Надо заметить, что в 2009-м, когда Топоров писал свой фельетон, Кабаков сам не то чтобы начал «страдать патриотизмом», но называть его западником можно было исключительно по кругу общения. Затем и круг общения стал иным. «Моя позиция привела к тому, что со мной не разговаривает половина Москвы»,— признается Кабаков в 2016-м, давая интервью Игорю Свинаренко, еще одному коммерсантовцу. В том же интервью он назовет себя «русским империалистом», а в колонке в Forbes выскажется еще более определенно:

«У меня не просто репутация мракобеса, я и есть мракобес. Мне 73 года. И я успел стать таким. Это позволяет говорить более откровенно и не требует напряжения».

Можно было бы попытаться свести этот второй план книги — портрет человека, много и упорно работавшего, думавшего, переосмыслявшего, не боявшегося меняться, переделывать, возвращаться (как возвращается в свою эпоху герой сиквела «Невозвращенца» — повести «Приговоренный»),— к первому, к судьбе писателя, всю жизнь вынужденного соответствовать внезапно свалившейся на него славе. Дескать, в перестройку работал на перестройку, в нулевые служил глянцу, в десятые пошел в империалисты… Мешает не только то, что сам Кабаков считал свою славу во многом делом случая, но и то, что для перемен столь быстрых и резких обычного таланта притворства не хватило бы. Нужен был бы дар сверхъестественный, иначе не миновать прокола. Или искренность. Потому что, как написала в своем отзыве на попавшую в 2016-м в лонг-лист «Нацбеста» кабаковскую «Камеру хранения» Ольга Погодина-Кузьмина, «то, что в более стабильных системах свершается как смена исторических вех, у нас происходит в течение одной короткой человеческой жизни… И то, что Александр Кабаков сохранил верность идеалам юности (пусть и воплощенным в дубовых столах из комиссионки, ботинках-утюгах и в плаще «Дружба»), лично у меня вызывает лишь почтение, хотя кому-то это фрондерство длиною в жизнь и покажется смешным».

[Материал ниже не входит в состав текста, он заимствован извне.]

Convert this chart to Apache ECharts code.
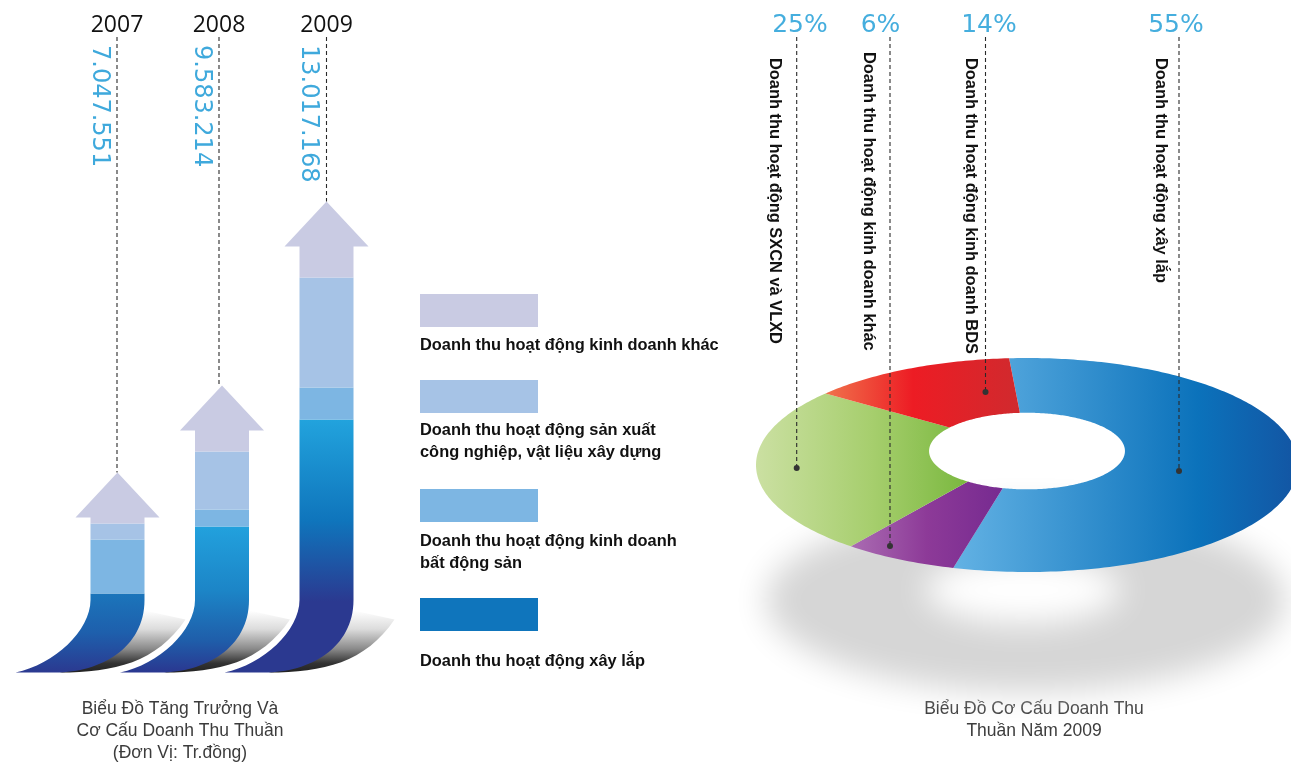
<!DOCTYPE html>
<html lang="vi">
<head>
<meta charset="utf-8">
<title>Biểu Đồ Doanh Thu</title>
<style>html,body{margin:0;padding:0;background:#fff}#chart{width:1291px;height:764px}</style>
<script src="https://cdn.jsdelivr.net/npm/echarts@6/dist/echarts.min.js"></script>
</head>
<body>
<div id="chart"></div>
<script>
// ---------- data ----------
const years = ['2007', '2008', '2009'];
const totals = [7047551, 9583214, 13017168];
// drawn length of each band of each arrow (arrow-length units)
const bandXayLap = [79, 146, 253];
const bandBDS = [54, 17, 32];
const bandSXCN = [16, 58, 110];
const bandKhac = [51, 66, 76];
const legendLabels = ['Doanh thu hoạt động kinh doanh khác',
  'Doanh thu hoạt động sản xuất\ncông nghiệp, vật liệu xây dựng',
  'Doanh thu hoạt động kinh doanh\nbất động sản',
  'Doanh thu hoạt động xây lắp'];
const leftCaption = 'Biểu Đồ Tăng Trưởng Và\nCơ Cấu Doanh Thu Thuần\n(Đơn Vị: Tr.đồng)';
const rightCaption = 'Biểu Đồ Cơ Cấu Doanh Thu\nThuần Năm 2009';
// 2009 revenue structure, in drawing order clockwise
const pieShares = [55, 6, 25, 14];
const pieNames = ['Doanh thu hoạt động xây lắp', 'Doanh thu hoạt động kinh doanh khác',
  'Doanh thu hoạt động SXCN và VLXD', 'Doanh thu hoạt động kinh doanh BDS'];

// ---------- style / layout ----------
const FONT_BOLD = '"Liberation Sans", Arial, sans-serif';
const FONT_NUM = '"DejaVu Sans", sans-serif';
const FONT_CAP = '"Open Sans", sans-serif';
const BLUE_TXT = '#3fa9dc';
const LEAD = { stroke: '#2a2a2a', lineWidth: 1.1, lineDash: [4, 3] };
const colLavender = '#c9cbe3', colSXCN = '#a6c3e6', colBDS = '#7db6e3', colDeep = '#0f75bc';
const deepStops = [
  [[0, '#1b75bb'], [0.5, '#1e5fac'], [1, '#2b3990']],
  [[0, '#22a1dd'], [0.44, '#1c85c7'], [0.78, '#1f5eaa'], [1, '#2a3790']],
  [[0, '#22a3dd'], [0.4, '#0f75bc'], [0.72, '#2b3990'], [1, '#2b3990']]
];
const SHAFT = 27, HEAD_W = 42, HEAD_H = 45, CURVE_Y = 600;
const leaderDx = [-0.5, -3, 0];
const LEADER_TOP = 37;
const PIE = { cx: 1027, cy: 465, rx: 271, ry: 107, tilt: 0.15, hole: 0.365, start: -4.4 };
const pieFills = [
  [[0, '#63b2e4'], [0.71, '#0b72bb'], [1, '#1355a3']],
  [[0, '#aa6cb2'], [0.5, '#8d3a98'], [1, '#762a90']],
  [[0, '#cbe0a2'], [0.55, '#a6ce6d'], [1, '#7ab83f']],
  [[0, '#f0734c'], [0.45, '#ed1c24'], [1, '#d02a2e']]
];
const pieLabelX = [1176, 880.5, 800, 989];
const pieNameX = [1161, 869, 775, 971];
const pieNameY = [58, 52, 58, 58];
const pieLeaderX = [1179, 890, 796.7, 985.5];
const pieLeaderY = [471, 546, 468, 392];

const fmt = n => String(n).replace(/\B(?=(\d{3})+$)/g, '.');
const grad = (stops, x2, y2) => new echarts.graphic.LinearGradient(0, 0, x2, y2,
  stops.map(s => ({ offset: s[0], color: s[1] })));

// ---------- arrows ----------
const stacks = [bandXayLap, bandBDS, bandSXCN, bandKhac];
function bandRenderer(level) {
  return function (params, api) {
    const i = api.value(0);
    let base = 0;
    for (let k = 0; k < level; k++) base += stacks[k][i];
    const p0 = api.coord([i, base]);
    const p1 = api.coord([i, base + api.value(1)]);
    const c = p0[0], L = c - SHAFT, R = c + SHAFT, y0 = p0[1], y1 = p1[1];
    let d, fill;
    if (level === 0) {
      const tipX = L - 75;
      d = `M${L} ${y1} L${R} ${y1} L${R} ${CURVE_Y} C${R} ${CURVE_Y + 48} ${R - 44} ${y0} ${R - 89} ${y0}`
        + ` L${tipX} ${y0} C${L - 36} ${y0 - 8} ${L} ${y0 - 42} ${L} ${CURVE_Y} Z`;
      fill = grad(deepStops[i], 0, 1);
    } else if (level === 3) {
      const hb = y1 + HEAD_H;
      d = `M${L} ${y0} L${L} ${hb} L${c - HEAD_W} ${hb} L${c} ${y1} L${c + HEAD_W} ${hb} L${R} ${hb} L${R} ${y0} Z`;
      fill = colLavender;
    } else {
      d = `M${L} ${y0} L${L} ${y1} L${R} ${y1} L${R} ${y0} Z`;
      fill = level === 1 ? colBDS : colSXCN;
    }
    return { type: 'path', shape: { pathData: d }, style: { fill: fill } };
  };
}
function arrowShadow(params, api) {
  const i = api.value(0);
  const p = api.coord([i, 0]);
  const c = p[0], R = c + SHAFT, L = c - SHAFT, y = p[1], tipX = L - 75;
  const d = `M${R - 85} ${y} C${R - 30} ${y} ${R + 12} ${y - 10} ${R + 41} ${y - 53}`
    + ` L${R} ${y - 62} L${R - 60} ${y - 5} Z`;
  const halo = `M${tipX} ${y} C${L - 36} ${y - 8} ${L} ${y - 42} ${L} ${CURVE_Y} L${L} ${CURVE_Y - 30}`;
  return {
    type: 'group', children: [
      { type: 'path', shape: { pathData: d },
        style: { fill: new echarts.graphic.LinearGradient(0, 0, 0, 1, [
          { offset: 0, color: '#ffffff' }, { offset: 0.3, color: '#dcdcdc' },
          { offset: 0.62, color: '#8a8a8a' }, { offset: 0.85, color: '#333333' }, { offset: 1, color: '#222222' }]) } },
      { type: 'path', shape: { pathData: halo }, style: { fill: null, stroke: '#fff', lineWidth: 9 } }
    ]
  };
}
function arrowLeader(params, api) {
  const i = api.value(0);
  let sum = 0;
  stacks.forEach(s => { sum += s[i]; });
  const tip = api.coord([i, sum]);
  const x = tip[0] + leaderDx[i];
  return {
    type: 'group', children: [
      { type: 'line', shape: { x1: x, y1: LEADER_TOP, x2: x, y2: tip[1] }, style: LEAD },
      { type: 'text', x: x, y: 25, style: { text: years[i], fontSize: 23, fontFamily: FONT_CAP, fill: '#111', align: 'center', verticalAlign: 'middle' } },
      { type: 'text', x: x - 18, y: 45, rotation: -Math.PI / 2, style: { text: fmt(totals[i]), fontSize: 24, fontFamily: FONT_NUM, fill: BLUE_TXT, align: 'left', verticalAlign: 'middle' } }
    ]
  };
}

// ---------- perspective donut ----------
function project(r, deg) {
  const t = deg * Math.PI / 180, a = PIE.tilt;
  const up = r * Math.cos(t), side = r * Math.sin(t), w = 1 + a * up;
  return [PIE.cx + PIE.rx * side * Math.sqrt(1 - a * a) / w, PIE.cy - PIE.ry * (up + a) / w];
}
function slicePath(a0, a1) {
  const pts = [], n = Math.max(8, Math.ceil(a1 - a0));
  for (let k = 0; k <= n; k++) pts.push(project(1, a0 + (a1 - a0) * k / n));
  for (let k = n; k >= 0; k--) pts.push(project(PIE.hole, a0 + (a1 - a0) * k / n));
  return 'M' + pts.map(p => p[0].toFixed(2) + ' ' + p[1].toFixed(2)).join(' L') + ' Z';
}
function pieSlice(params, api) {
  const i = params.dataIndex;
  const total = pieShares.reduce((s, v) => s + v, 0);
  let before = 0;
  for (let k = 0; k < i; k++) before += pieShares[k];
  const a0 = PIE.start + before / total * 360;
  const a1 = a0 + api.value(0) / total * 360;
  return { type: 'path', shape: { pathData: slicePath(a0, a1) }, style: { fill: grad(pieFills[i], 1, 0) } };
}
function pieLeader(params, api) {
  const i = params.dataIndex, x = pieLeaderX[i], y = pieLeaderY[i];
  return {
    type: 'group', children: [
      { type: 'line', shape: { x1: x, y1: LEADER_TOP, x2: x, y2: y }, style: LEAD },
      { type: 'circle', shape: { cx: x, cy: y, r: 3 }, style: { fill: '#333' } },
      { type: 'text', x: pieLabelX[i], y: 25, style: { text: api.value(0) + '%', fontSize: 25, fontFamily: FONT_NUM, fill: '#45aede', align: 'center', verticalAlign: 'middle' } },
      { type: 'text', x: pieNameX[i], y: pieNameY[i], rotation: -Math.PI / 2, style: { text: pieNames[i], fontSize: 16.4, fontWeight: 'bold', fontFamily: FONT_BOLD, fill: '#111', align: 'left', verticalAlign: 'middle' } }
    ]
  };
}
function ellipseRing(cx, cy, rx, ry, rx2, ry2, cy2, cx2) {
  const a = [], b = [];
  for (let k = 0; k < 120; k++) {
    const t = k / 120 * 2 * Math.PI;
    a.push((cx + rx * Math.cos(t)).toFixed(1) + ' ' + (cy + ry * Math.sin(t)).toFixed(1));
    b.push((cx2 + rx2 * Math.cos(-t)).toFixed(1) + ' ' + (cy2 + ry2 * Math.sin(-t)).toFixed(1));
  }
  return 'M' + a.join(' L') + ' Z M' + b.join(' L') + ' Z';
}
function pieShadow() {
  const OFF = 3000;
  return {
    type: 'path',
    shape: { pathData: ellipseRing(1026 - OFF, 600, 260, 92, 98, 33, 590, 1023 - OFF) },
    style: { fill: '#000', shadowColor: '#d6d6d6', shadowBlur: 32, shadowOffsetX: OFF, shadowOffsetY: 0 }
  };
}

// ---------- legend and captions ----------
const swatchColors = [colLavender, colSXCN, colBDS, colDeep];
const swatchTop = [294, 380, 489, 598];
const legendTextY = [345, 441, 552, 661];
const graphics = [];
legendLabels.forEach((txt, i) => {
  graphics.push({ type: 'rect', silent: true, shape: { x: 420, y: swatchTop[i], width: 118, height: 33 }, style: { fill: swatchColors[i] } });
  graphics.push({ type: 'text', silent: true, x: 420, y: legendTextY[i], style: { text: txt, font: 'bold 16.4px ' + FONT_BOLD, lineHeight: 22, fill: '#111', align: 'left', verticalAlign: 'middle' } });
});
graphics.push({ type: 'text', silent: true, x: 180, y: 731, style: { text: leftCaption, font: '17.5px ' + FONT_BOLD, lineHeight: 22, fill: '#3c3c3c', align: 'center', verticalAlign: 'middle' } });
graphics.push({ type: 'text', silent: true, x: 1034, y: 720, style: { text: rightCaption, font: '17.5px ' + FONT_BOLD, lineHeight: 22, fill: '#3c3c3c', align: 'center', verticalAlign: 'middle' } });

// ---------- chart ----------
const yearIdx = years.map((y, i) => i);
function bandSeries(level, name, values) {
  return { type: 'custom', name: name, silent: true, z: 3, coordinateSystem: 'cartesian2d',
    data: values.map((v, i) => [i, v]), encode: { x: 0, y: 1 }, renderItem: bandRenderer(level) };
}
const chart = echarts.init(document.getElementById('chart'), null, { renderer: 'canvas' });
chart.setOption({
  animation: false,
  backgroundColor: '#fff',
  tooltip: { show: false },
  grid: { left: 65.25, width: 313.5, top: 0, height: 672.5, containLabel: false },
  xAxis: { type: 'category', data: years, show: false },
  yAxis: { type: 'value', min: 0, max: 672.5, show: false },
  graphic: graphics,
  series: [
    { type: 'custom', silent: true, z: 1, coordinateSystem: 'none', data: [[1]], renderItem: pieShadow },
    { type: 'custom', silent: true, z: 2, coordinateSystem: 'cartesian2d', data: yearIdx.map(i => [i, 0]), encode: { x: 0, y: 1 }, renderItem: arrowShadow },
    bandSeries(0, 'Doanh thu hoạt động xây lắp', bandXayLap),
    bandSeries(1, 'Doanh thu hoạt động kinh doanh bất động sản', bandBDS),
    bandSeries(2, 'Doanh thu hoạt động sản xuất công nghiệp, vật liệu xây dựng', bandSXCN),
    bandSeries(3, 'Doanh thu hoạt động kinh doanh khác', bandKhac),
    { type: 'custom', silent: true, z: 4, coordinateSystem: 'cartesian2d', data: yearIdx.map(i => [i, totals[i]]), encode: { x: 0 }, renderItem: arrowLeader },
    { type: 'custom', name: 'Cơ cấu doanh thu 2009', silent: true, z: 3, coordinateSystem: 'none', data: pieShares.map(v => [v]), renderItem: pieSlice },
    { type: 'custom', silent: true, z: 4, coordinateSystem: 'none', data: pieShares.map(v => [v]), renderItem: pieLeader }
  ]
});
</script>
</body>
</html>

«Фрондерство» это, выражающееся, конечно, не только в умении разбираться в пиджаках и плащах, но и — то в антисоветизме, то в попытке заглянуть за край той самой перестройки, которая вроде как исполнение всех чаяний и полная сбыча мечт, то в разрыве с интеллигентской тусовкой по поводу Болотной и Крыма и непримиримой борьбе с интернет-литературой (есть некая ирония в том, заметим мы из 2025 года, что на author.today и иже с ним непреходящим успехом пользуются истории про «попаданцев» — а ведь «Невозвращенец» тоже про «попаданца», только не такого удачливого), позволяющей называться писателем любому способному попадать по клавиатуре,— можно было бы назвать и иначе. Романтикой, например.

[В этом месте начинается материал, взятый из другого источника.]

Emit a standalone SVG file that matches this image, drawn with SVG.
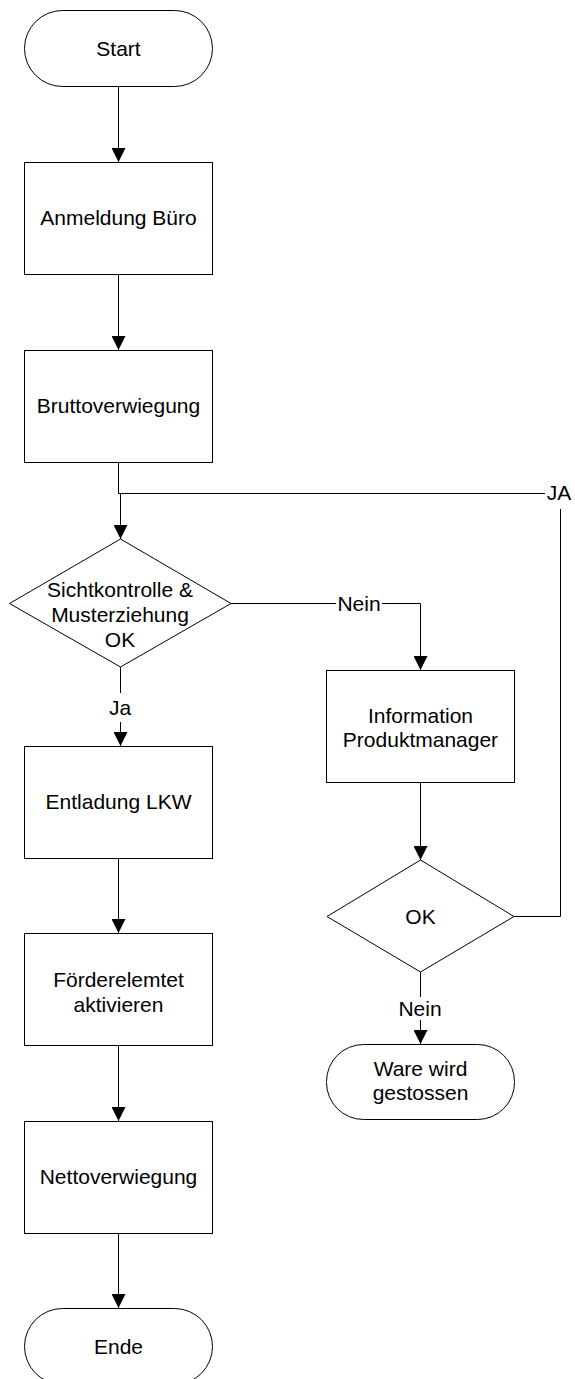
<svg xmlns="http://www.w3.org/2000/svg" width="575" height="1379" viewBox="0 0 575 1379">
  <style>
    .shape { fill: #ffffff; stroke: #000000; stroke-width: 1; }
    .conn { fill: none; stroke: #000000; stroke-width: 1; }
    .lbl { font-family: "Liberation Sans", Arial, sans-serif; font-size: 21px; fill: #000000; text-anchor: middle; }
  </style>
  <defs>
    <marker id="arrow" viewBox="0 0 14 14" refX="14" refY="7" markerWidth="14" markerHeight="14" markerUnits="userSpaceOnUse" orient="auto">
      <path d="M0,0 L14,7 L0,14 z" fill="#000000"/>
    </marker>
  </defs>
  <rect width="575" height="1379" fill="#ffffff"/>

  <!-- connectors -->
  <g id="connectors">
    <line class="conn" x1="118.5" y1="86" x2="118.5" y2="162" marker-end="url(#arrow)"/>
    <line class="conn" x1="118.5" y1="275" x2="118.5" y2="350" marker-end="url(#arrow)"/>
    <polyline class="conn" points="118.5,463 118.5,493.5 120.5,493.5 120.5,539" marker-end="url(#arrow)"/>
    <!-- Ja -->
    <line class="conn" x1="120.5" y1="667" x2="120.5" y2="693"/>
    <text class="lbl" x="120" y="715">Ja</text>
    <line class="conn" x1="120.5" y1="722" x2="120.5" y2="746" marker-end="url(#arrow)"/>
    <line class="conn" x1="118.5" y1="858" x2="118.5" y2="933" marker-end="url(#arrow)"/>
    <line class="conn" x1="118.5" y1="1046" x2="118.5" y2="1121" marker-end="url(#arrow)"/>
    <line class="conn" x1="118.5" y1="1234" x2="118.5" y2="1308" marker-end="url(#arrow)"/>
    <!-- Nein (first decision) -->
    <line class="conn" x1="231" y1="603.5" x2="336" y2="603.5"/>
    <text class="lbl" x="359" y="611">Nein</text>
    <polyline class="conn" points="382,603.5 420.5,603.5 420.5,670" marker-end="url(#arrow)"/>
    <line class="conn" x1="420.5" y1="783" x2="420.5" y2="860" marker-end="url(#arrow)"/>
    <!-- Nein (second decision) -->
    <line class="conn" x1="420.5" y1="972" x2="420.5" y2="997"/>
    <text class="lbl" x="420" y="1016">Nein</text>
    <line class="conn" x1="420.5" y1="1020" x2="420.5" y2="1044" marker-end="url(#arrow)"/>
    <!-- JA loop back -->
    <polyline class="conn" points="514,916.5 560.5,916.5 560.5,509"/>
    <text class="lbl" x="559" y="500">JA</text>
    <line class="conn" x1="545" y1="493.5" x2="120.5" y2="493.5"/>
  </g>

  <g id="start">
    <rect class="shape" x="24.5" y="10.5" width="188" height="76" rx="38" ry="38"/>
    <text class="lbl" x="118.5" y="56">Start</text>
  </g>

  <g id="anmeldung">
    <rect class="shape" x="24.5" y="162.5" width="188" height="112"/>
    <text class="lbl" x="118.5" y="225">Anmeldung Büro</text>
  </g>

  <g id="brutto">
    <rect class="shape" x="24.5" y="350.5" width="188" height="112"/>
    <text class="lbl" x="118.5" y="413">Bruttoverwiegung</text>
  </g>

  <g id="sichtkontrolle">
    <polygon class="shape" points="120.5,539 231,603.5 120.5,667 9.5,603.5"/>
    <text class="lbl" x="120" y="597">Sichtkontrolle &amp;</text>
    <text class="lbl" x="120" y="622">Musterziehung</text>
    <text class="lbl" x="120" y="647">OK</text>
  </g>

  <g id="entladung">
    <rect class="shape" x="24.5" y="746.5" width="188" height="112"/>
    <text class="lbl" x="118.5" y="809">Entladung LKW</text>
  </g>

  <g id="foerder">
    <rect class="shape" x="24.5" y="933.5" width="188" height="112"/>
    <text class="lbl" x="118.5" y="987">Förderelemtet</text>
    <text class="lbl" x="118.5" y="1012">aktivieren</text>
  </g>

  <g id="netto">
    <rect class="shape" x="24.5" y="1121.5" width="188" height="112"/>
    <text class="lbl" x="118.5" y="1184">Nettoverwiegung</text>
  </g>

  <g id="ende">
    <rect class="shape" x="24.5" y="1308.5" width="188" height="76" rx="38" ry="38"/>
    <text class="lbl" x="118.5" y="1354">Ende</text>
  </g>

  <g id="information">
    <rect class="shape" x="326.5" y="670.5" width="188" height="112"/>
    <text class="lbl" x="420.5" y="723">Information</text>
    <text class="lbl" x="420.5" y="747">Produktmanager</text>
  </g>

  <g id="ok">
    <polygon class="shape" points="420.5,860 514,916.5 420.5,972 327,916.5"/>
    <text class="lbl" x="420.5" y="924">OK</text>
  </g>

  <g id="ware">
    <rect class="shape" x="326.5" y="1044.5" width="188" height="75" rx="37" ry="37"/>
    <text class="lbl" x="420.5" y="1076">Ware wird</text>
    <text class="lbl" x="420.5" y="1100">gestossen</text>
  </g>
</svg>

Той, о которой в рецензии на роман «Поздний гость», например, говорит Александр Мелихов: «Как и классический романтик, Кабаков (вернее, его герой-повествователь) сбегает в мир грез, где по-прежнему есть место подвигам и пламенным страстям, но в отличие от былых романтиков он уже не забывает о мнимости этого мира… И это создает особый эффект: так сказать, герой «Трех товарищей» на наших глазах сочиняет «Трех мушкетеров»».

Прекрасный повод для иронии. Для меланхолии, о которой в один голос говорят все, знавшие позднего Кабакова.

Но и для того, что скрывается за этой меланхолией и этой иронией и что иногда все-таки можно выражать словами — как это сделал Кабаков в 2015-м в речи при вручении премии журнала «Знамя»: «…Одной твоей любви мало — нужна взаимная, встречная. Значит, надо научиться ее вызывать. Это хлопотно, мучительно, почти невозможно. Но если бы мы хотя бы пытались… Можно было бы достичь своих целей без единого выстрела».

Пока не получается — без выстрела не достигаем.

Учиться стрелять? Или учиться не попадать?